By the time I was working on ERESI I was heavily interested in binary program analysis and conveniently made these the main themes of my BSc thesis, on which I was working for the first half of 2007. The final dissertation, “Developing an Intermediate Representation for the Analysis of Binary Code”, had the following abstract:
The field of Program Analysis is vast and complex. Even though it has many decades of study and advances now, some of the biggest and most pursued problems remain open for resolution. In particular, a quick search through the literature on the intersection between the disciplines of static analysis of binary programs and automated bug-finding reveals that there is a big window of opportunity open to scientists willing to engage in this exciting research field.

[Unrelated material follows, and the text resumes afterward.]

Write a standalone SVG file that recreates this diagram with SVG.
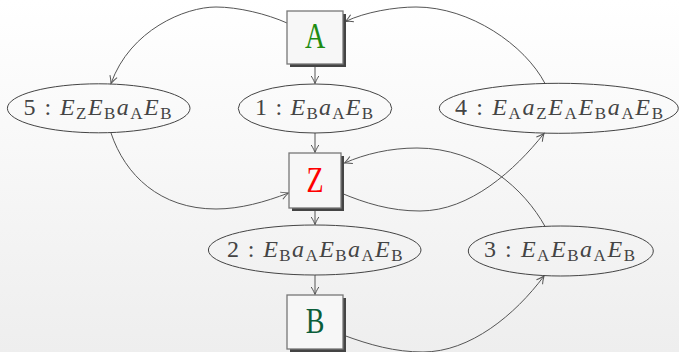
<svg xmlns="http://www.w3.org/2000/svg" width="679" height="352" viewBox="0 0 679 352">
<defs>
<linearGradient id="bg" x1="0" y1="0" x2="0" y2="1">
<stop offset="0" stop-color="#ffffff"/>
<stop offset="1" stop-color="#eeeeee"/>
</linearGradient>
<marker id="arr" viewBox="-9 -5 10 10" markerWidth="10" markerHeight="10" refX="0" refY="0" orient="auto" markerUnits="userSpaceOnUse" overflow="visible">
<path d="M-7.5,-3.8 C-4.5,-1.8 -1.5,-0.6 0,0 C-1.5,0.6 -4.5,1.8 -7.5,3.8" fill="none" stroke="#555" stroke-width="1"/>
</marker>
<style>
.edge{fill:none;stroke:#555;stroke-width:1;marker-end:url(#arr)}
.ell{fill:none;stroke:#444;stroke-width:1}
.lbl{font-family:"Liberation Serif","Times New Roman",serif;font-size:24px;fill:#444}
.it{font-style:italic}
.sub{font-size:17px}
.box{fill:#f7f7f7;stroke:#777;stroke-width:1.3}
.shadow{fill:#444}
.big{font-family:"Liberation Serif","Times New Roman",serif;font-size:28px;text-anchor:middle}
</style>
</defs>
<rect x="0" y="0" width="679" height="352" fill="url(#bg)"/>

<g id="connectors">
<line class="edge" x1="315" y1="66" x2="315" y2="83.5"/>
<line class="edge" x1="315" y1="133" x2="315" y2="152.5"/>
<line class="edge" x1="315" y1="210" x2="315" y2="224.5"/>
<line class="edge" x1="315" y1="275" x2="315" y2="294.5"/>
<path class="edge" d="M287,23 C267,14 238,7 216,7 C185,7 130,30 111,83.5"/>
<path class="edge" d="M111,133 C125,175 160,209 216,209 C240,209 265,202 288.5,193"/>
<path class="edge" d="M545,83.5 C525,45 470,7 416,7 C395,7 365,12 345.5,21.5"/>
<path class="edge" d="M341,193 C365,203 390,211 420,211 C470,211 515,170 544,133.5"/>
<path class="edge" d="M545,226.4 C525,190 480,148 417,148 C390,148 365,154 344.5,163"/>
<path class="edge" d="M343,335 C370,345 395,352 423,352 C470,352 515,315 544,276"/>
</g>

<g id="A">
<rect class="shadow" x="290" y="14" width="56" height="53"/>
<rect class="box" x="287" y="11" width="56" height="53"/>
<text class="big" transform="translate(315,48.3) scale(1,1.27)" fill="#218c12">A</text>
</g>
<g id="Z">
<rect class="shadow" x="292" y="156" width="52" height="55"/>
<rect class="box" x="289" y="153" width="52" height="55"/>
<text class="big" transform="translate(315,191.7) scale(1,1.27)" fill="#ff0000">Z</text>
</g>
<g id="B">
<rect class="shadow" x="290" y="298" width="56" height="54"/>
<rect class="box" x="287" y="295" width="56" height="54"/>
<text class="big" transform="translate(315,332.7) scale(1,1.27)" fill="#0b5e3a">B</text>
</g>

<g id="n1">
<ellipse class="ell" cx="315" cy="108.5" rx="76.7" ry="24.5"/>
<text class="lbl" x="255" y="115" textLength="118" lengthAdjust="spacing">1 : <tspan class="it">E</tspan><tspan class="sub" dy="4">B</tspan><tspan class="it" dy="-4">a</tspan><tspan class="sub" dy="4">A</tspan><tspan class="it" dy="-4">E</tspan><tspan class="sub" dy="4">B</tspan></text>
</g>
<g id="n5">
<ellipse class="ell" cx="98.7" cy="108.3" rx="91.3" ry="24.5"/>
<text class="lbl" x="23.5" y="115" textLength="148" lengthAdjust="spacing">5 : <tspan class="it">E</tspan><tspan class="sub" dy="4">Z</tspan><tspan class="it" dy="-4">E</tspan><tspan class="sub" dy="4">B</tspan><tspan class="it" dy="-4">a</tspan><tspan class="sub" dy="4">A</tspan><tspan class="it" dy="-4">E</tspan><tspan class="sub" dy="4">B</tspan></text>
</g>
<g id="n4">
<ellipse class="ell" cx="558.8" cy="108.3" rx="119.5" ry="25"/>
<text class="lbl" x="455" y="115" textLength="208" lengthAdjust="spacing">4 : <tspan class="it">E</tspan><tspan class="sub" dy="4">A</tspan><tspan class="it" dy="-4">a</tspan><tspan class="sub" dy="4">Z</tspan><tspan class="it" dy="-4">E</tspan><tspan class="sub" dy="4">A</tspan><tspan class="it" dy="-4">E</tspan><tspan class="sub" dy="4">B</tspan><tspan class="it" dy="-4">a</tspan><tspan class="sub" dy="4">A</tspan><tspan class="it" dy="-4">E</tspan><tspan class="sub" dy="4">B</tspan></text>
</g>
<g id="n2">
<ellipse class="ell" cx="314.7" cy="250" rx="106.3" ry="25"/>
<text class="lbl" x="227" y="257" textLength="175.5" lengthAdjust="spacing">2 : <tspan class="it">E</tspan><tspan class="sub" dy="4">B</tspan><tspan class="it" dy="-4">a</tspan><tspan class="sub" dy="4">A</tspan><tspan class="it" dy="-4">E</tspan><tspan class="sub" dy="4">B</tspan><tspan class="it" dy="-4">a</tspan><tspan class="sub" dy="4">A</tspan><tspan class="it" dy="-4">E</tspan><tspan class="sub" dy="4">B</tspan></text>
</g>
<g id="n3">
<ellipse class="ell" cx="560.8" cy="251" rx="92.5" ry="25"/>
<text class="lbl" x="484" y="257" textLength="151" lengthAdjust="spacing">3 : <tspan class="it">E</tspan><tspan class="sub" dy="4">A</tspan><tspan class="it" dy="-4">E</tspan><tspan class="sub" dy="4">B</tspan><tspan class="it" dy="-4">a</tspan><tspan class="sub" dy="4">A</tspan><tspan class="it" dy="-4">E</tspan><tspan class="sub" dy="4">B</tspan></text>
</g>
</svg>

This work attempts to perform a survey on the state-of-the-art of the subjects touching the questions on static program analysis, binary analysis and automated bug-finding. Once properly contextualized, this document will introduce the ERESI framework, an open-source project on top of which all of this work’s implementation is based. Finally, the reader will find a detailed report of the work done to transform Intel IA-32 machine code into the ERESI LIR (Low-level Intermediate Representation), an important step to extend the analysis features of the framework in question.